On the evidence of the statistics the answer is no. He averaged only 23 with bat. His bowling average of 34 isn’t too bad, but overall we get a useful rather than a matchwinning all-rounder. Sunil Gavaskar once rightly picked out during TV commentary his problems as an ODI bat. He used to go by the numbers. If you bowl two dot deliveries to him, there was a 99 per cent chance he would attempt a big shot next ball.
His T20 strike rate of 150 looks most impressive until we consider his average is only 17. He is one of the greatest entertainers the game has ever seen, but he was an unfulfilled talent.
Lots of people never saw Afridi as a Test player. Interestingly, his batting average of 36.5 and a bowling average of 35 is quite acceptable. Shane Warne always rated him as a quality leg spinner. But, still, he played only 27 Tests.
The selectors were never sure of his proper role in the Test team. They never picked him as a frontline spin bowler. And they were not sure how to use his potential as an explosive batsman. To give one example, in Chennai 1999 in his second Test he scored 141 off 191 balls against India, a matchwinning knock. Just two Tests later in Kolkata he was batting at No. 6.
Azhar started his Test career scoring 128* and 50* against South Africa in Rawalpindi. He added two more hundreds against some quality South African bowling, and his 132 in Durban helped his team to an impressive victory.
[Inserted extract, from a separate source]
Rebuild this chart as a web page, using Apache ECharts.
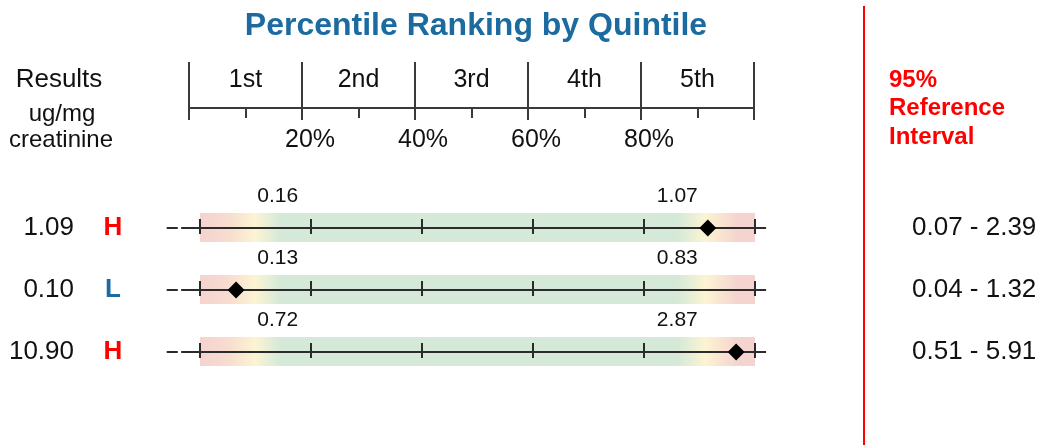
<!DOCTYPE html>
<html>
<head>
<meta charset="utf-8">
<script src="https://cdn.jsdelivr.net/npm/echarts@6/dist/echarts.min.js"></script>
<style>
  html, body { margin: 0; padding: 0; background: #fff; }
  #chart { width: 1052px; height: 445px; }
</style>
</head>
<body>
<div id="chart"></div>
<script>
// quintile header
const quintileLabels = ["1st", "2nd", "3rd", "4th", "5th"];
const quintileCenters = [10, 30, 50, 70, 90];

// one entry per analyte row
const results = ["1.09", "0.10", "10.90"];
const flags = ["H", "L", "H"];
const markerPct = [91.5, 6.5, 96.6];
const lowLabels = ["0.16", "0.13", "0.72"];
const highLabels = ["1.07", "0.83", "2.87"];
const labelPct = [14, 86];
const refIntervals = ["0.07 - 2.39", "0.04 - 1.32", "0.51 - 5.91"];

const FONT = "Liberation Sans, Arial, sans-serif";
const INK = "#111";
const LINE = "#2b2b2b";
const rowIdx = results.map((_, i) => i);

const chart = echarts.init(document.getElementById("chart"));

function renderTrack(params, api) {
  const row = api.value(1);
  const p0 = api.coord([0, row]);
  const p100 = api.coord([100, row]);
  const y = p0[1];
  const children = [
    {
      type: "rect",
      shape: { x: p0[0], y: y - 15, width: p100[0] - p0[0], height: 29 },
      style: {
        fill: new echarts.graphic.LinearGradient(0, 0, 1, 0, [
          { offset: 0, color: "#f5d3cf" },
          { offset: 0.05, color: "#f7dccf" },
          { offset: 0.1, color: "#fcf4d3" },
          { offset: 0.145, color: "#d4e9d8" },
          { offset: 0.86, color: "#d4e9d8" },
          { offset: 0.91, color: "#fcf4d3" },
          { offset: 0.97, color: "#f5d3cf" },
          { offset: 1, color: "#f5d3cf" },
        ]),
      },
    },
    {
      type: "line",
      shape: { x1: api.coord([-6, row])[0], y1: y, x2: api.coord([-4, row])[0], y2: y },
      style: { stroke: LINE, lineWidth: 2 },
    },
    {
      type: "line",
      shape: { x1: api.coord([-3.4, row])[0], y1: y, x2: api.coord([102, row])[0], y2: y },
      style: { stroke: LINE, lineWidth: 2 },
    },
  ];
  for (let v = 0; v <= 100; v += 20) {
    const x = api.coord([v, row])[0];
    children.push({
      type: "line",
      shape: { x1: x, y1: y - 9, x2: x, y2: y + 6 },
      style: { stroke: LINE, lineWidth: 2 },
    });
  }
  return { type: "group", children };
}

const textLabel = (size, offset) => ({
  show: true,
  position: "inside",
  offset: offset,
  fontSize: size,
  color: INK,
  opacity: 1,
  textBorderWidth: 0,
  formatter: (p) => p.value[2],
});

const option = {
  animation: false,
  backgroundColor: "#fff",
  textStyle: { fontFamily: FONT },
  title: {
    text: "Percentile Ranking by Quintile",
    left: 471,
    top: 5,
    textAlign: "center",
    textStyle: { fontSize: 32, fontWeight: "bold", color: "#1b6aa0", fontFamily: FONT },
  },
  grid: [
    { left: 189, right: 298, top: 62, height: 46 },
    { left: 200, right: 297, top: 197, height: 186 },
  ],
  xAxis: [
    {
      gridIndex: 0,
      type: "value",
      min: 0,
      max: 100,
      interval: 20,
      axisLine: { show: true, lineStyle: { color: "#3a3a3a", width: 2 } },
      axisTick: { show: true, length: 12, lineStyle: { color: "#3a3a3a", width: 2 } },
      minorTick: { show: true, splitNumber: 2, length: 10, lineStyle: { color: "#3a3a3a", width: 2 } },
      splitLine: { show: true, lineStyle: { color: "#3a3a3a", width: 2 } },
      axisLabel: {
        margin: 20,
        fontSize: 25,
        color: INK,
        padding: [0, 0, 0, 16],
        formatter: (v) => (v === 0 || v === 100 ? "" : v + "%"),
      },
    },
    { gridIndex: 1, type: "value", min: 0, max: 100, show: false },
  ],
  yAxis: [
    { gridIndex: 0, type: "value", min: 0, max: 1, show: false },
    {
      gridIndex: 1,
      type: "category",
      data: rowIdx,
      inverse: true,
      axisLine: { show: false },
      axisTick: { show: false },
      splitLine: { show: false },
      axisLabel: {
        margin: 72,
        formatter: (v, i) => `{v|${results[i]}}{g|}{f${flags[i]}|${flags[i]}}`,
        rich: {
          v: { fontSize: 26, color: INK, fontFamily: FONT },
          g: { width: 24 },
          fH: { fontSize: 26, fontWeight: "bold", color: "#ff0000", width: 30, align: "center", fontFamily: FONT },
          fL: { fontSize: 26, fontWeight: "bold", color: "#1b6aa0", width: 30, align: "center", fontFamily: FONT },
        },
      },
    },
    {
      gridIndex: 1,
      type: "category",
      position: "right",
      data: rowIdx,
      inverse: true,
      axisLine: { show: false },
      axisTick: { show: false },
      splitLine: { show: false },
      axisLabel: {
        margin: 157,
        align: "left",
        fontSize: 26,
        color: INK,
        formatter: (v, i) => refIntervals[i],
      },
    },
  ],
  series: [
    {
      type: "scatter",
      xAxisIndex: 0,
      yAxisIndex: 0,
      symbolSize: 0,
      itemStyle: { opacity: 1 },
      data: quintileLabels.map((q, i) => [quintileCenters[i], 0.61, q]),
      label: textLabel(25, [0, 0]),
    },
    {
      type: "custom",
      xAxisIndex: 1,
      yAxisIndex: 1,
      renderItem: renderTrack,
      data: rowIdx.map((i) => [0, i]),
      z: 1,
    },
    {
      type: "scatter",
      xAxisIndex: 1,
      yAxisIndex: 1,
      symbolSize: 0,
      itemStyle: { opacity: 1 },
      data: rowIdx.flatMap((i) => [
        [labelPct[0], i, lowLabels[i]],
        [labelPct[1], i, highLabels[i]],
      ]),
      label: textLabel(21, [0, -32]),
      z: 2,
    },
    {
      type: "scatter",
      xAxisIndex: 1,
      yAxisIndex: 1,
      symbol: "diamond",
      symbolSize: 17,
      itemStyle: { color: "#000", opacity: 1 },
      data: rowIdx.map((i) => [markerPct[i], i]),
      z: 3,
    },
  ],
  graphic: [
    { type: "text", x: 59, y: 80, style: { text: "Results", fontSize: 26, fontFamily: FONT, fill: INK, align: "center", verticalAlign: "middle" } },
    { type: "text", x: 62, y: 114, style: { text: "ug/mg", fontSize: 24, fontFamily: FONT, fill: INK, align: "center", verticalAlign: "middle" } },
    { type: "text", x: 61, y: 140, style: { text: "creatinine", fontSize: 24, fontFamily: FONT, fill: INK, align: "center", verticalAlign: "middle" } },
    { type: "line", shape: { x1: 864, y1: 6, x2: 864, y2: 445 }, style: { stroke: "#ff0000", lineWidth: 2 } },
    { type: "text", x: 889, y: 80, style: { text: "95%", fontSize: 24, fontWeight: "bold", fontFamily: FONT, fill: "#ff0000", align: "left", verticalAlign: "middle" } },
    { type: "text", x: 889, y: 108, style: { text: "Reference", fontSize: 24, fontWeight: "bold", fontFamily: FONT, fill: "#ff0000", align: "left", verticalAlign: "middle" } },
    { type: "text", x: 889, y: 137, style: { text: "Interval", fontSize: 24, fontWeight: "bold", fontFamily: FONT, fill: "#ff0000", align: "left", verticalAlign: "middle" } },
  ],
};

chart.setOption(option);
</script>
</body>
</html>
After scoring three tons and one 50 in his first eight Tests he failed to reach the 50-run mark in his remaining 13 Tests.
He was a useful medium pacer, but with fast bowling talent abundant in his country his bowling ability was used sparingly.
He played 49 Tests and 169 ODIs for his country, but after being picked early he ended his international career before his 28th birthday at an age when many spinners reach their pick.
He did take 208 Test wickets at an average of just below 30, but he also played a good portion of his Tests on spin-friendly Subcontinent pitches. Even in his heyday he was more of a steady performer rather than a matchwinning one.
Interestingly, he scored a Test hundred, 101*, in a high-scoring drawn Test in Christchurch in 2001.
His is a very simple case: a highly talented pace bowler ending his career in disgrace in a match-fixing scandal. Dubbed the Glenn McGrath of Pakistan, he took 106 Test wickets at less than 25 apiece. At 28 his best years seemed ahead of him, but his career ended abruptly in 2010. He had previously tested positive for steroid use.
Sami made his Test debut at Auckland in March 2001. He shared the new ball with Waqar Younis and stole the limelight ahead of his new-ball partner. He took 3-70 and 5-36 as the Pakistanis easily won the match. While he wasn’t as tall as some of the other Pakistan quickies, he was nippy and had a good inswinging yorker.
Yet a decade later he ended his Test career with 85 wickets from 36 Tests with a poor average of 52.74. For once the Pakistan selectors can’t be blamed. They gave him enough chances without getting any returns except in that debut Test.